Kirk looks instinctively at his watch. It still reads 11:00, as it has done since the hike. He hauls it off in frustration and casts it to the floor. Instead of hitting the ground, it whips away sideways through the air and sticks to the wall, drawn by irresistible magnetic forces.
He looks at Heather, like he needs a corroborative witness that this just happened. Her expression does the job.
‘Did I dog Physics the day we covered this?’ he asks.
‘My fear is that Steinmeyer has in fact been possessed,’ says Tullian, leading Blake through another sodium-lit service duct. ‘And that is why he is, literally, hell-bent on preserving this infernal gateway. He was always a driven man, admirably so, but not like this, not to the exclusion of reason. However, perhaps this very drive was what made him a suitable vessel. He has certainly proven an effective one.’
Tullian turns and places a hand on Blake’s forearm, gripping it as he looks intently into his eyes.
‘I have to warn you, Father, that there is a strong possibility, should your friends come into his sphere, that they will be contaminated too. I’m telling you this in order that you may prepare yourself and understand that, if this is the case, then they are no longer your friends.’
Tullian advances into the duct, Blake following. This one is only a few yards long, housing a ladder at the end. An aluminium plate beside it reads ‘Observation Platform Emergency Access’.
Tullian puts a foot on the first rung and then stops, turning around to face Blake, something having occurred to him.
‘There is another thing I need to tell you, in case anything should happen to me.’
He reaches among the folds of his robes and produces an iPhone, which he holds up momentarily for Blake to see before popping it back whence it came.
‘If for any reason I don’t survive, it’s imperative that you recover this.’
‘What’s on it? The Pope’s mobile number?’
‘Evidence that I can use as leverage if any government, any organisation, ever attempts to repeat this madness: evidence proving that what was brought forth here was not merely some unknown species, but the forces of Hell. This phone contains video files and test data demonstrating that holy water burns their skin, while ordinary water does not. There is no chemical explanation for why mere water, once blessed, can do that to living tissue. This constitutes proof that the scientific paradigm has met its outer boundaries. This constitutes proof that what we have been telling the world for two thousand years is true.’
Blake had seen the footage in the lab, simultaneously amazing and appalling. He saw holy water burn living tissue: the tissue of a living creature, restrained and helpless, unable to resist or retreat as its skin blistered and burned. He also saw a corpse alongside: a demon that had been tortured and crucified.

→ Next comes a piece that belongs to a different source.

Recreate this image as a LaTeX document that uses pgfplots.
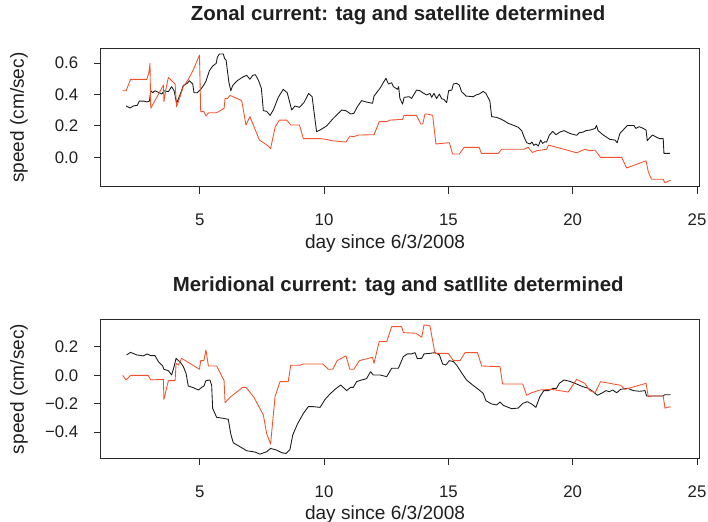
\documentclass[border=0pt]{standalone}
\usepackage{pgfplots}
\pgfplotsset{compat=1.18}
\usepackage{fontspec}
\setmainfont{Liberation Sans}
\definecolor{sat}{RGB}{242,83,43}
\definecolor{tag}{RGB}{25,25,25}
\definecolor{frame}{RGB}{40,40,40}

\pgfplotsset{rstyle/.style={
  scale only axis, width=448.5pt, xmin=1.03, xmax=25.08,
  axis line style={line width=0.75pt, frame},
  tick style={line width=0.75pt, frame},
  major tick length=4.9pt, tick align=outside,
  xtick pos=bottom, ytick pos=left,
  xtick={5,10,15,20,25}, xticklabels={5,10,15,20,25},
  every tick label/.append style={font=\fontsize{12.6}{14}\selectfont, text=black!88},
  xticklabel style={anchor=base, inner sep=0pt, yshift=-24.2pt},
  yticklabel style={anchor=east, inner sep=0pt, xshift=-12pt},
  xlabel={day since 6/3/2008},
  xlabel style={font=\fontsize{14.3}{16}\selectfont, text=black!88, anchor=base, at={(axis description cs:0.475,0)}, yshift=-45.75pt, inner sep=0pt},
  ylabel={speed (cm/sec)},
  ylabel style={font=\fontsize{14.3}{16}\selectfont, text=black!88, at={(axis description cs:-0.1371,0.5)}, anchor=center, inner sep=0pt},
  title style={font=\bfseries\fontsize{15.3}{18}\selectfont, text=black!88, anchor=base, at={(axis description cs:0.497,1)}, yshift=15pt, inner sep=0pt},
  every axis plot/.append style={line width=0.65pt, line join=round},
}}

\begin{document}
\begin{tikzpicture}
\path[use as bounding box] (0,0) rectangle (531pt,391.5pt);

\begin{axis}[rstyle, at={(75.75pt,251.25pt)}, anchor=south west, height=104pt,
  ymin=-0.189, ymax=0.694, ytick={0,0.2,0.4,0.6}, yticklabels={0.0,0.2,0.4,0.6},
  title={Zonal current: tag and satellite determined}]
\addplot[tag] coordinates {
(2.04,0.327)(2.20,0.314)(2.33,0.327)(2.49,0.331)(2.57,0.358)(2.76,0.358)(2.87,0.352)(2.98,0.358)
(3.03,0.424)(3.11,0.411)(3.20,0.424)(3.38,0.411)(3.48,0.403)(3.56,0.424)(3.74,0.418)(3.87,0.450)
(3.97,0.424)(4.07,0.344)(4.23,0.407)(4.34,0.458)(4.50,0.471)(4.58,0.488)(4.72,0.467)(4.77,0.411)
(4.90,0.411)(5.04,0.433)(5.17,0.462)(5.25,0.484)(5.31,0.513)(5.39,0.552)(5.52,0.581)(5.66,0.598)
(5.71,0.637)(5.79,0.658)(5.95,0.658)(6.00,0.628)(6.06,0.620)(6.17,0.482)(6.25,0.424)(6.33,0.458)
(6.51,0.488)(6.75,0.513)(6.89,0.522)(7.02,0.497)(7.13,0.522)(7.24,0.526)(7.37,0.488)(7.48,0.439)
(7.56,0.297)(7.69,0.293)(7.83,0.267)(7.96,0.301)(8.16,0.382)(8.36,0.433)(8.52,0.411)(8.70,0.301)
(8.83,0.327)(9.01,0.318)(9.19,0.348)(9.38,0.407)(9.52,0.386)(9.70,0.163)(9.84,0.174)(10.10,0.199)
(10.37,0.248)(10.71,0.301)(10.88,0.297)(11.07,0.276)(11.20,0.280)(11.34,0.322)(11.51,0.361)
(11.71,0.352)(11.95,0.344)(12.01,0.390)(12.25,0.439)(12.38,0.475)(12.49,0.503)(12.59,0.467)
(12.72,0.475)(12.79,0.450)(12.95,0.433)(13.00,0.450)(13.05,0.375)(13.16,0.339)(13.22,0.382)
(13.43,0.386)(13.52,0.375)(13.72,0.428)(13.86,0.424)(13.97,0.411)(14.13,0.397)(14.26,0.407)
(14.33,0.382)(14.42,0.407)(14.53,0.375)(14.64,0.403)(14.73,0.373)(14.82,0.369)(14.93,0.348)
(15.01,0.424)(15.14,0.428)(15.20,0.467)(15.33,0.471)(15.44,0.460)(15.53,0.418)(15.71,0.390)
(16.00,0.386)(16.11,0.397)(16.24,0.403)(16.40,0.420)(16.51,0.407)(16.67,0.358)(16.74,0.259)
(16.94,0.254)(17.08,0.246)(17.24,0.233)(17.41,0.216)(17.64,0.203)(17.81,0.191)(17.95,0.170)
(18.04,0.131)(18.15,0.093)(18.28,0.085)(18.36,0.097)(18.44,0.076)(18.52,0.085)(18.62,0.072)
(18.71,0.110)(18.79,0.089)(18.88,0.099)(18.95,0.097)(19.06,0.140)(19.19,0.165)(19.33,0.144)
(19.49,0.161)(19.65,0.170)(19.89,0.152)(20.16,0.140)(20.27,0.157)(20.43,0.161)(20.53,0.170)
(20.72,0.174)(20.90,0.184)(20.96,0.203)(21.02,0.170)(21.23,0.142)(21.50,0.114)(21.70,0.110)
(21.79,0.093)(21.90,0.152)(22.03,0.174)(22.20,0.203)(22.33,0.203)(22.46,0.203)(22.54,0.184)
(22.68,0.195)(22.84,0.184)(22.95,0.174)(23.00,0.106)(23.11,0.127)(23.21,0.142)(23.38,0.127)
(23.51,0.119)(23.64,0.119)(23.67,0.025)(23.91,0.025)};
\addplot[sat] coordinates {
(1.90,0.424)(2.04,0.424)(2.22,0.496)(2.87,0.496)(2.95,0.535)(3.00,0.598)(3.03,0.312)(3.54,0.460)
(3.56,0.354)(3.64,0.433)(3.74,0.509)(4.01,0.467)(4.07,0.322)(4.21,0.386)(4.34,0.450)(4.54,0.496)
(4.74,0.556)(4.99,0.651)(5.04,0.291)(5.17,0.291)(5.25,0.263)(5.36,0.284)(5.68,0.284)(5.98,0.312)
(6.02,0.375)(6.11,0.373)(6.22,0.394)(6.69,0.361)(6.86,0.206)(7.02,0.259)(7.40,0.110)(7.56,0.093)
(7.76,0.072)(7.85,0.055)(8.03,0.191)(8.20,0.237)(8.50,0.237)(8.66,0.206)(9.01,0.206)(9.17,0.119)
(9.84,0.119)(10.10,0.114)(10.31,0.106)(10.88,0.097)(11.04,0.135)(11.18,0.131)(11.38,0.142)
(12.01,0.144)(12.22,0.227)(12.52,0.227)(12.65,0.237)(13.16,0.242)(13.22,0.267)(13.72,0.267)
(13.89,0.212)(13.97,0.212)(14.06,0.276)(14.13,0.276)(14.37,0.267)(14.50,0.085)(15.04,0.093)
(15.17,0.021)(15.44,0.021)(15.63,0.063)(16.24,0.063)(16.33,0.025)(17.01,0.025)(17.14,0.051)
(18.04,0.051)(18.21,0.063)(18.38,0.031)(18.55,0.042)(18.95,0.051)(19.03,0.078)(20.16,0.029)
(20.49,0.051)(20.69,0.042)(20.90,0.046)(21.12,0.000)(21.97,0.000)(22.17,-0.068)(22.95,-0.022)
(23.04,-0.092)(23.17,-0.140)(23.64,-0.140)(23.71,-0.162)(23.94,-0.145)};
\end{axis}

\begin{axis}[rstyle, at={(75.75pt,47.475pt)}, anchor=south west, height=104.6pt,
  ymin=-0.587, ymax=0.394, ytick={-0.4,-0.2,0,0.2}, yticklabels={−0.4,−0.2,0.0,0.2},
  title={Meridional current: tag and satllite determined}]
\addplot[tag] coordinates {
(2.06,0.143)(2.22,0.161)(2.47,0.143)(2.73,0.136)(2.89,0.150)(3.03,0.138)(3.20,0.138)(3.34,0.096)
(3.51,0.065)(3.56,0.042)(3.74,0.032)(3.87,0.002)(3.97,0.061)(4.05,0.119)(4.23,0.089)(4.34,0.061)
(4.45,0.014)(4.54,-0.076)(4.74,-0.087)(4.95,-0.104)(5.08,-0.085)(5.17,-0.076)(5.25,-0.038)
(5.41,-0.033)(5.48,-0.069)(5.52,-0.233)(5.68,-0.296)(5.95,-0.303)(6.15,-0.310)(6.25,-0.414)
(6.35,-0.475)(6.62,-0.503)(6.89,-0.531)(7.22,-0.540)(7.42,-0.555)(7.69,-0.538)(7.85,-0.515)
(8.09,-0.526)(8.30,-0.545)(8.47,-0.550)(8.63,-0.522)(8.74,-0.421)(8.93,-0.343)(9.17,-0.268)
(9.37,-0.221)(9.57,-0.221)(9.84,-0.226)(10.04,-0.170)(10.24,-0.132)(10.44,-0.099)(10.67,-0.069)
(10.91,-0.108)(11.07,-0.085)(11.18,-0.085)(11.31,-0.045)(11.51,-0.033)(11.71,-0.024)(11.87,0.025)
(11.98,0.002)(12.25,0.002)(12.52,-0.010)(12.72,0.049)(12.99,0.049)(13.19,0.131)(13.35,0.150)
(13.52,0.150)(13.66,0.159)(13.75,0.117)(13.93,0.119)(14.02,0.150)(14.26,0.154)(14.46,0.159)
(14.64,0.143)(14.77,0.079)(14.90,0.072)(15.04,0.103)(15.20,0.096)(15.33,0.072)(15.53,0.018)
(15.73,-0.033)(15.98,-0.069)(16.24,-0.104)(16.40,-0.127)(16.51,-0.179)(16.74,-0.202)(16.94,-0.209)
(17.08,-0.188)(17.21,-0.212)(17.54,-0.235)(17.81,-0.231)(17.99,-0.198)(18.17,-0.186)(18.35,-0.202)
(18.52,-0.226)(18.68,-0.151)(18.84,-0.108)(19.02,-0.108)(19.22,-0.092)(19.35,-0.092)(19.46,-0.057)
(19.65,-0.033)(19.89,-0.043)(20.16,-0.062)(20.40,-0.080)(20.63,-0.092)(20.83,-0.116)(20.99,-0.141)
(21.16,-0.127)(21.34,-0.108)(21.47,-0.116)(21.61,-0.104)(21.77,-0.123)(21.93,-0.099)(22.20,-0.092)
(22.44,-0.108)(22.70,-0.113)(22.91,-0.108)(22.97,-0.146)(23.17,-0.146)(23.64,-0.146)(23.70,-0.137)
(23.94,-0.137)};
\addplot[sat] coordinates {
(1.90,-0.001)(2.04,-0.033)(2.22,-0.001)(2.93,-0.001)(3.03,-0.033)(3.54,-0.029)(3.56,-0.170)
(3.74,-0.038)(4.01,-0.038)(4.05,0.084)(4.14,0.072)(4.27,0.119)(4.99,0.042)(5.04,0.103)(5.17,0.103)
(5.25,0.178)(5.35,0.065)(5.68,0.065)(5.98,-0.038)(6.02,-0.193)(6.22,-0.155)(6.73,-0.085)
(6.86,-0.085)(7.18,-0.155)(7.56,-0.280)(7.69,-0.409)(7.85,-0.484)(8.03,-0.151)(8.23,-0.045)
(8.56,-0.045)(8.66,0.070)(9.03,0.070)(9.17,0.079)(9.95,0.079)(10.04,0.065)(10.17,0.042)
(10.35,0.042)(10.53,0.103)(10.88,0.136)(11.04,0.042)(11.20,0.042)(11.42,0.103)(11.95,0.126)
(12.01,0.084)(12.22,0.237)(12.52,0.237)(12.72,0.342)(13.12,0.342)(13.19,0.300)(13.70,0.295)
(13.93,0.267)(14.02,0.354)(14.26,0.347)(14.46,0.154)(15.00,0.154)(15.20,0.103)(15.47,0.103)
(15.67,0.159)(16.17,0.159)(16.34,0.065)(17.08,0.060)(17.18,-0.062)(17.99,-0.062)(18.15,-0.141)
(18.35,-0.123)(18.68,-0.104)(19.15,-0.099)(19.82,-0.118)(20.16,-0.029)(20.49,-0.057)(20.69,-0.108)
(20.90,-0.123)(21.12,-0.045)(21.93,-0.071)(22.10,-0.099)(22.95,-0.057)(23.04,-0.151)(23.17,-0.146)
(23.64,-0.146)(23.71,-0.231)(23.94,-0.221)};
\end{axis}
\end{tikzpicture}
\end{document}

He understands a terrible truth. Kane was right about him: he never truly believed. All these years, he’s just been searching for a reason to. Well, now he’s been given one, and he doesn’t like how it feels. If Hell exists, then so must Heaven, but he finds them two sides at war: battle and slaughter, enemy prisoners tortured and executed. Didn’t he already have this in the old world yesterday?
‘Gimme a hand here,’ calls Sendak, beckoning Adnan to help him clear the doorway of bodies. They’re only feet apart, but he has to all but shout above the sound coming from beyond the doors.
‘This is the Cathedral,’ Steinmeyer announces, swiping a keycard. ‘Once we get inside, I don’t need to warn you to stay back from the anomaly.’
Sendak spots a pistol gripped in the hand of a dead soldier. He tries to wrest it free, but it is locked solid.
‘Sarge,’ Adnan yells, using his head to indicate the floor by his feet, his hands occupied by dragging what’s left of some poor grunt.
Sendak looks across and sees the shotgun lying beneath the body Adnan is shifting. There are also two boxes of twelve-gauge ammunition by the wall, one of them spilled open.
They both begin loading shells into their weapons’ breeches, which is when Sendak notices that Adnan looks concerned.
‘What?’
‘Fresh weapons and spare ammo just outside a big door. End-of-level-boss and a major battle up ahead.’
‘This is real life, kid, not a video game.’
‘Yeah, and in real life, somebody stashed this hardware for a fight - and still never made it.’